▸ **Written request**
Copy every line of the listing that holds the string "matplotlib".

▸ **Dataset entries**
# # # # #
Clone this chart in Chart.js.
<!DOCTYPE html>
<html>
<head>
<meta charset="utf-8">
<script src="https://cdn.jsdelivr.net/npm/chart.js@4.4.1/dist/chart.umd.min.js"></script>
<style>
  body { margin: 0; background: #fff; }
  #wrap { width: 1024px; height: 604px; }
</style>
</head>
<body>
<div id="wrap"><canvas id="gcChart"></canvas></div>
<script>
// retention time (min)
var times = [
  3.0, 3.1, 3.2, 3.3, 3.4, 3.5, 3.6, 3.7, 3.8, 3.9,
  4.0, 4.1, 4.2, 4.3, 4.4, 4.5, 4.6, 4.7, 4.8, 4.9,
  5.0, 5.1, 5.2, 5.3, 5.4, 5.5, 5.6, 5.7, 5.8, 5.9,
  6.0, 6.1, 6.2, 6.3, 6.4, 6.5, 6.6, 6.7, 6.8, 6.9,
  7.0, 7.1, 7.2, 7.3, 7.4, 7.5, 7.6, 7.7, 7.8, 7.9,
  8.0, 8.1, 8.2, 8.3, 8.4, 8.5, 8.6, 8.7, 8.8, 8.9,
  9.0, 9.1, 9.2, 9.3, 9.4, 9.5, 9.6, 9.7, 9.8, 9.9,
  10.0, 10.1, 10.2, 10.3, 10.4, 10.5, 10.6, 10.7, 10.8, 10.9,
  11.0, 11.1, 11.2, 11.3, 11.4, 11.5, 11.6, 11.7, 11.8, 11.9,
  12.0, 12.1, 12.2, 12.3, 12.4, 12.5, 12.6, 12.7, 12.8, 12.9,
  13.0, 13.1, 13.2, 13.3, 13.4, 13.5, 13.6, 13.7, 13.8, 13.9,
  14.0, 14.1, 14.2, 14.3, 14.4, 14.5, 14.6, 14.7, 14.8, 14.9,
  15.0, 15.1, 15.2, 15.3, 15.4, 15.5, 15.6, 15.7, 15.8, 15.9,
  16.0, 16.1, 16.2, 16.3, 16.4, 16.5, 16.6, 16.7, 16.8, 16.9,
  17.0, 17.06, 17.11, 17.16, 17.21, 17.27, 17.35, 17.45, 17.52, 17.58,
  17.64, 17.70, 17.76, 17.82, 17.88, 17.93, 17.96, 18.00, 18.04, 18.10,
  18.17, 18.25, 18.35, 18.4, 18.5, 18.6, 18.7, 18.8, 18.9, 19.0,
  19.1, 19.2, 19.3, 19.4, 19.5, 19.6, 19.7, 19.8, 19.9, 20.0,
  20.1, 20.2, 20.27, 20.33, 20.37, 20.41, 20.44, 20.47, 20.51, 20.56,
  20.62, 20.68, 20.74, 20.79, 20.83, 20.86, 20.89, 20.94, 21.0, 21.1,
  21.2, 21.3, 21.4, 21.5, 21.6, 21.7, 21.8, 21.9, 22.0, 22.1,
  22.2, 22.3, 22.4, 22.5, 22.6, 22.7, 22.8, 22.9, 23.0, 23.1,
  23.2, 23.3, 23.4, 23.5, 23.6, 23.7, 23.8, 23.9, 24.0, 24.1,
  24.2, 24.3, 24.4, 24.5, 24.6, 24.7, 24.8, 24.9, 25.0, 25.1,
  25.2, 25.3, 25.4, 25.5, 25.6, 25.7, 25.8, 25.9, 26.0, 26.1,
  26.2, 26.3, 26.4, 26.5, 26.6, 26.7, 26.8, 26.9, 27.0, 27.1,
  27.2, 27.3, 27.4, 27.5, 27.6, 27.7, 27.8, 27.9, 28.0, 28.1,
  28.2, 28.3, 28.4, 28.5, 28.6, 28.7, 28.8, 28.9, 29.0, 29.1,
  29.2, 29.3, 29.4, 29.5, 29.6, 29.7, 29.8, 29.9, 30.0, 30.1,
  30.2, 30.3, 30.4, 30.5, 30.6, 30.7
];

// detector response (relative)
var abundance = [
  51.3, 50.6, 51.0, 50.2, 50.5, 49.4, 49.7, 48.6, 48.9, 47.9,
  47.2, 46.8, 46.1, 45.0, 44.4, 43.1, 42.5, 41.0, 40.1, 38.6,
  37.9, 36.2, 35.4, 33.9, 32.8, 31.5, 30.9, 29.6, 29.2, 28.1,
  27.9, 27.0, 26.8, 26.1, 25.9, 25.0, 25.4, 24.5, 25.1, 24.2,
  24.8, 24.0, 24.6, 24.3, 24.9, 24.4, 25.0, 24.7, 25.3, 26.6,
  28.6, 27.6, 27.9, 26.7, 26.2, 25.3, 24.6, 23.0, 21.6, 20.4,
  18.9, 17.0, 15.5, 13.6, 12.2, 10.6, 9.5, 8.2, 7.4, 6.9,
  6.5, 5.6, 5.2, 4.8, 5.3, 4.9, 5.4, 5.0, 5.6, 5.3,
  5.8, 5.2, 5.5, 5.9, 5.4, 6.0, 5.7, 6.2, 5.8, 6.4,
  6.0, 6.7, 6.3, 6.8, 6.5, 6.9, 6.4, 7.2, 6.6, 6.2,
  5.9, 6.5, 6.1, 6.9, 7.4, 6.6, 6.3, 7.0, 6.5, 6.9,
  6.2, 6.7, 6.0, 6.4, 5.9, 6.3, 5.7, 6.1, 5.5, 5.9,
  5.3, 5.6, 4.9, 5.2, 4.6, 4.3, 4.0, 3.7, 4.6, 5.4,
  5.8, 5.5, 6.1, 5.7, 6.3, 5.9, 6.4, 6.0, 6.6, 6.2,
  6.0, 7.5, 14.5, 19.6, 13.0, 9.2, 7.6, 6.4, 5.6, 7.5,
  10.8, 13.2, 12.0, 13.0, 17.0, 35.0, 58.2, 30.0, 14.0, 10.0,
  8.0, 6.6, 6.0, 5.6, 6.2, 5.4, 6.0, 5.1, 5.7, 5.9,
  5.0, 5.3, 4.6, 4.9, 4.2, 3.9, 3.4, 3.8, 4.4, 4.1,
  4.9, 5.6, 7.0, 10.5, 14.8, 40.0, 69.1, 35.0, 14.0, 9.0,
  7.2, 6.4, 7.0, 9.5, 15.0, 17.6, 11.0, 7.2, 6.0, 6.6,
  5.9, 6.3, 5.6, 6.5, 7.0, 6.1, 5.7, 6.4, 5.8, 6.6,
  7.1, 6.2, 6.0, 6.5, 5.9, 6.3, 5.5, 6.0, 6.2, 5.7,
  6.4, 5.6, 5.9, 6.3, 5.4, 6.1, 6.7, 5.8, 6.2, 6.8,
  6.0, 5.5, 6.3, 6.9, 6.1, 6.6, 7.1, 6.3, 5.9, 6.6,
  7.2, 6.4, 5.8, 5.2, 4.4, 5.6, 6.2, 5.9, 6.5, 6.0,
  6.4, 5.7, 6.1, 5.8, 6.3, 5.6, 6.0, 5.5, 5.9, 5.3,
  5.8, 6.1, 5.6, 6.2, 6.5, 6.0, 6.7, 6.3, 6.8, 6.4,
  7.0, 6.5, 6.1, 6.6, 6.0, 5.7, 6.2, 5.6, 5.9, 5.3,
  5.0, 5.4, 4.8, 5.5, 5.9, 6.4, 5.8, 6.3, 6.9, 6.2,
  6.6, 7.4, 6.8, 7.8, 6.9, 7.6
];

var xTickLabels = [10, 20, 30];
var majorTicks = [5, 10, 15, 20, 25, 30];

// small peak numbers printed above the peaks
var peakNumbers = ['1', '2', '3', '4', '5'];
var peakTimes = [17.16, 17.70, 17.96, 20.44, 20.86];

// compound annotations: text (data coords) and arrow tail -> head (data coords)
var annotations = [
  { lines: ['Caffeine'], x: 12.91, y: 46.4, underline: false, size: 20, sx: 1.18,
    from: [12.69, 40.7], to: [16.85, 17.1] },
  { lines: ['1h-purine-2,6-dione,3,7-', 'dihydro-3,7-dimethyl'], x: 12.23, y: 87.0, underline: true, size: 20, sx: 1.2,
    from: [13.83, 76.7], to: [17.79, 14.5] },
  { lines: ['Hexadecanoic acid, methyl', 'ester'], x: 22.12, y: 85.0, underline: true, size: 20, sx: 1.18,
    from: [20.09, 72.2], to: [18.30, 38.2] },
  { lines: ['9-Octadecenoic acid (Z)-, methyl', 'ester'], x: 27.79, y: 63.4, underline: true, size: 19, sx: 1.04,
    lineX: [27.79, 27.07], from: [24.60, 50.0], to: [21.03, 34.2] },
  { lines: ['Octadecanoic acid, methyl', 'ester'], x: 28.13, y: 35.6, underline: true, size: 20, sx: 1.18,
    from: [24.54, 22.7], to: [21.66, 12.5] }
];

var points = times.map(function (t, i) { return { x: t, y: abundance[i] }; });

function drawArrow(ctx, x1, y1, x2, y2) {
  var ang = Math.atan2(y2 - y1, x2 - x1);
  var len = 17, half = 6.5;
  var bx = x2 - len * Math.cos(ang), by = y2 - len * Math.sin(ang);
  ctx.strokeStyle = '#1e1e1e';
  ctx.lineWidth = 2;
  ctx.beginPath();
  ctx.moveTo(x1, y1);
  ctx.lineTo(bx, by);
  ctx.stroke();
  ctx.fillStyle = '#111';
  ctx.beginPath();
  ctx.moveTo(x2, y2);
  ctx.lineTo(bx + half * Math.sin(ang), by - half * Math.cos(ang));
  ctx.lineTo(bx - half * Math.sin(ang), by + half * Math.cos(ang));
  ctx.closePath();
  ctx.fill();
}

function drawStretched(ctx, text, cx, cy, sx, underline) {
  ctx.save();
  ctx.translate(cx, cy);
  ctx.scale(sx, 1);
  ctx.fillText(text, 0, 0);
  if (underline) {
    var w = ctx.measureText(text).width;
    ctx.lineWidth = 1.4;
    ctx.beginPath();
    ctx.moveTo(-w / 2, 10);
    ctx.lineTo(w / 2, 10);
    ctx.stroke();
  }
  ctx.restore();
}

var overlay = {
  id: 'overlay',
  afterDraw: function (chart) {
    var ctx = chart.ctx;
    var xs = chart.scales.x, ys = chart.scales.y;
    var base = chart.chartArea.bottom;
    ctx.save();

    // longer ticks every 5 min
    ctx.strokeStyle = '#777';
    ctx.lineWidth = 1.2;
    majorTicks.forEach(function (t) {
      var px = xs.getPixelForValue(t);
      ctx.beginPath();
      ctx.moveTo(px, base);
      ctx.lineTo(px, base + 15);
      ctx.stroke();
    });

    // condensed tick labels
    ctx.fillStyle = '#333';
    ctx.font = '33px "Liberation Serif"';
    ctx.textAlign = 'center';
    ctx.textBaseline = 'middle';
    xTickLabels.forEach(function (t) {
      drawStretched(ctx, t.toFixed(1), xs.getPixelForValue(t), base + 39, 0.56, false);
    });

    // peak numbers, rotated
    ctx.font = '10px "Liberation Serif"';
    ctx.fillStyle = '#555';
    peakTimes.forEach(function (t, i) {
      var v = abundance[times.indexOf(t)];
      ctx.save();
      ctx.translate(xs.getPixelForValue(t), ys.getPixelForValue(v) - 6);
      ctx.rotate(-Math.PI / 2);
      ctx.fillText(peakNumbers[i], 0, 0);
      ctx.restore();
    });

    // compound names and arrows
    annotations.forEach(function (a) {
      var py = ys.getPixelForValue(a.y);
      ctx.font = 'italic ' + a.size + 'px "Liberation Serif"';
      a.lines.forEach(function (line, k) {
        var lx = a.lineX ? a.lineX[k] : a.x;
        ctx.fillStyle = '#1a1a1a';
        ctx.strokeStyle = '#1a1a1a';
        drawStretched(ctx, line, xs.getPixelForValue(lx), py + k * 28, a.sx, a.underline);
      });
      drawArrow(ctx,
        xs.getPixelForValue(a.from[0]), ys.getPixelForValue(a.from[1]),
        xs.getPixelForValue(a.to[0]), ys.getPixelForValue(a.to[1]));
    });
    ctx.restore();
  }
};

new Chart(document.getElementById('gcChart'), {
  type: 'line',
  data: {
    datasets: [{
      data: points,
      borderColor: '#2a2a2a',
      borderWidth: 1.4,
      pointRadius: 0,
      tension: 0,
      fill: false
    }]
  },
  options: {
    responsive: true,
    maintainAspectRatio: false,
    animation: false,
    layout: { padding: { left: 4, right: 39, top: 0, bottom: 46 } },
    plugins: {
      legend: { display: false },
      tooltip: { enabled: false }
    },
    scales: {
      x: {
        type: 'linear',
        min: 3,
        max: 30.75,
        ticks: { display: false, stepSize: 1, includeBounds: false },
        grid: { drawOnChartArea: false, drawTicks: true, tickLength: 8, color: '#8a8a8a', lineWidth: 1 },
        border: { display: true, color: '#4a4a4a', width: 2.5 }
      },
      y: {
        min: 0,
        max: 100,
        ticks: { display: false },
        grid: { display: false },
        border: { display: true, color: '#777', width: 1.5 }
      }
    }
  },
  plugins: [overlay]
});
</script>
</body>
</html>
# # # # #
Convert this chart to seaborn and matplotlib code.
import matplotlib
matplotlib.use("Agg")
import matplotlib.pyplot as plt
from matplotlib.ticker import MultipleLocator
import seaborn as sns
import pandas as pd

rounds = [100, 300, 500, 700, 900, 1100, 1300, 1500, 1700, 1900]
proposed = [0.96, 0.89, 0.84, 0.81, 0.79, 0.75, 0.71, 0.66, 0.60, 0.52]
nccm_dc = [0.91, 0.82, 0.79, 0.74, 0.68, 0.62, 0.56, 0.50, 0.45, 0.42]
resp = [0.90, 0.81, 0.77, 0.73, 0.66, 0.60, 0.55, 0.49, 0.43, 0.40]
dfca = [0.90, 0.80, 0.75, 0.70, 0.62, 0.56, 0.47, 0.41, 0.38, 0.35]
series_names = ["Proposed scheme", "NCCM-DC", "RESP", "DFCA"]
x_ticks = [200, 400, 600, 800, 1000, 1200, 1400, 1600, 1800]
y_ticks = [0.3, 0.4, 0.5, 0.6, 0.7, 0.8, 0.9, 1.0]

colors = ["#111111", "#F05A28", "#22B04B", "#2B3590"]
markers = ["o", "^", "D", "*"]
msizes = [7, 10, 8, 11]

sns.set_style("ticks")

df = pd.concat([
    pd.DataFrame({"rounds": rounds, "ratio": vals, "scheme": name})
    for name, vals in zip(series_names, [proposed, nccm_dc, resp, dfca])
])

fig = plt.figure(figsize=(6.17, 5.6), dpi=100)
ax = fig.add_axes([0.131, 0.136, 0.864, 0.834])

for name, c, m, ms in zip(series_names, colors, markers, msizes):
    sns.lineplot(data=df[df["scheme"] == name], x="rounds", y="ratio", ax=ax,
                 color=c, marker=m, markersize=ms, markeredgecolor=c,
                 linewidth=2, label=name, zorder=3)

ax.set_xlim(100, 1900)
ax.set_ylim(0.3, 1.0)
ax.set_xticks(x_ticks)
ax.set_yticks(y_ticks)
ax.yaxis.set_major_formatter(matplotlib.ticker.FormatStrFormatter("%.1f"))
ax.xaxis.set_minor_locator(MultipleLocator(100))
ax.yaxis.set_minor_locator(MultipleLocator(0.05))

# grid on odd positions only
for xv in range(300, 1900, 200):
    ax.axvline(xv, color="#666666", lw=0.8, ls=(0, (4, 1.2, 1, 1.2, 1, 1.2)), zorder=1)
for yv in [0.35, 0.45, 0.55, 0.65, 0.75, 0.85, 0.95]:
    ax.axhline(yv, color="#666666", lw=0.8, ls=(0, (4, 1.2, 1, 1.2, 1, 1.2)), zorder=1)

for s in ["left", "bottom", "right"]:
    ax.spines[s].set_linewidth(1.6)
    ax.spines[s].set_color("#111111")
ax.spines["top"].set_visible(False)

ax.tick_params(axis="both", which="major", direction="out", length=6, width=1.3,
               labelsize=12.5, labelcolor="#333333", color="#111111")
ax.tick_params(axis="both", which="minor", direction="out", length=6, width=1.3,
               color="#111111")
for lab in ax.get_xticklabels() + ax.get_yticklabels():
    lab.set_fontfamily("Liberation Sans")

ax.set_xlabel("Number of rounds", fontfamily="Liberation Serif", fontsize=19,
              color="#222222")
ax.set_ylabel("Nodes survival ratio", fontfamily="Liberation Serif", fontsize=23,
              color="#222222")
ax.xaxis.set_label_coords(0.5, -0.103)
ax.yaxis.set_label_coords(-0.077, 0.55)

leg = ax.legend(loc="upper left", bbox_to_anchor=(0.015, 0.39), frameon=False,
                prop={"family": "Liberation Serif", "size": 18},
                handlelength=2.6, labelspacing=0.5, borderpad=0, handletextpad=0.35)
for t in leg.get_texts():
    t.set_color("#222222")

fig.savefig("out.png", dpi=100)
# # # # #
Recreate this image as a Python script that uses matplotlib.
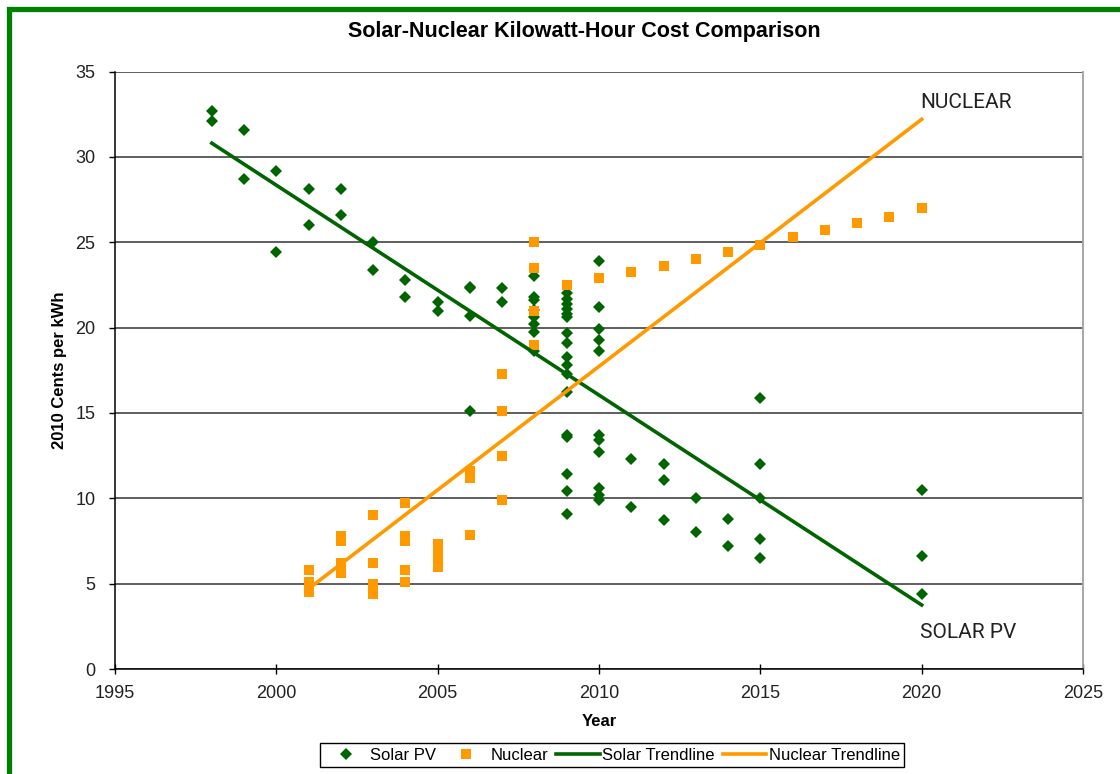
# # # # #
▸ **Solution to this task**
Convert this chart to seaborn and matplotlib code.
import matplotlib
matplotlib.use("Agg")
import matplotlib.pyplot as plt
from matplotlib.ticker import MultipleLocator
ax.yaxis.set_major_formatter(matplotlib.ticker.FormatStrFormatter("%.1f"))
Recreate this image as a Python script that uses matplotlib.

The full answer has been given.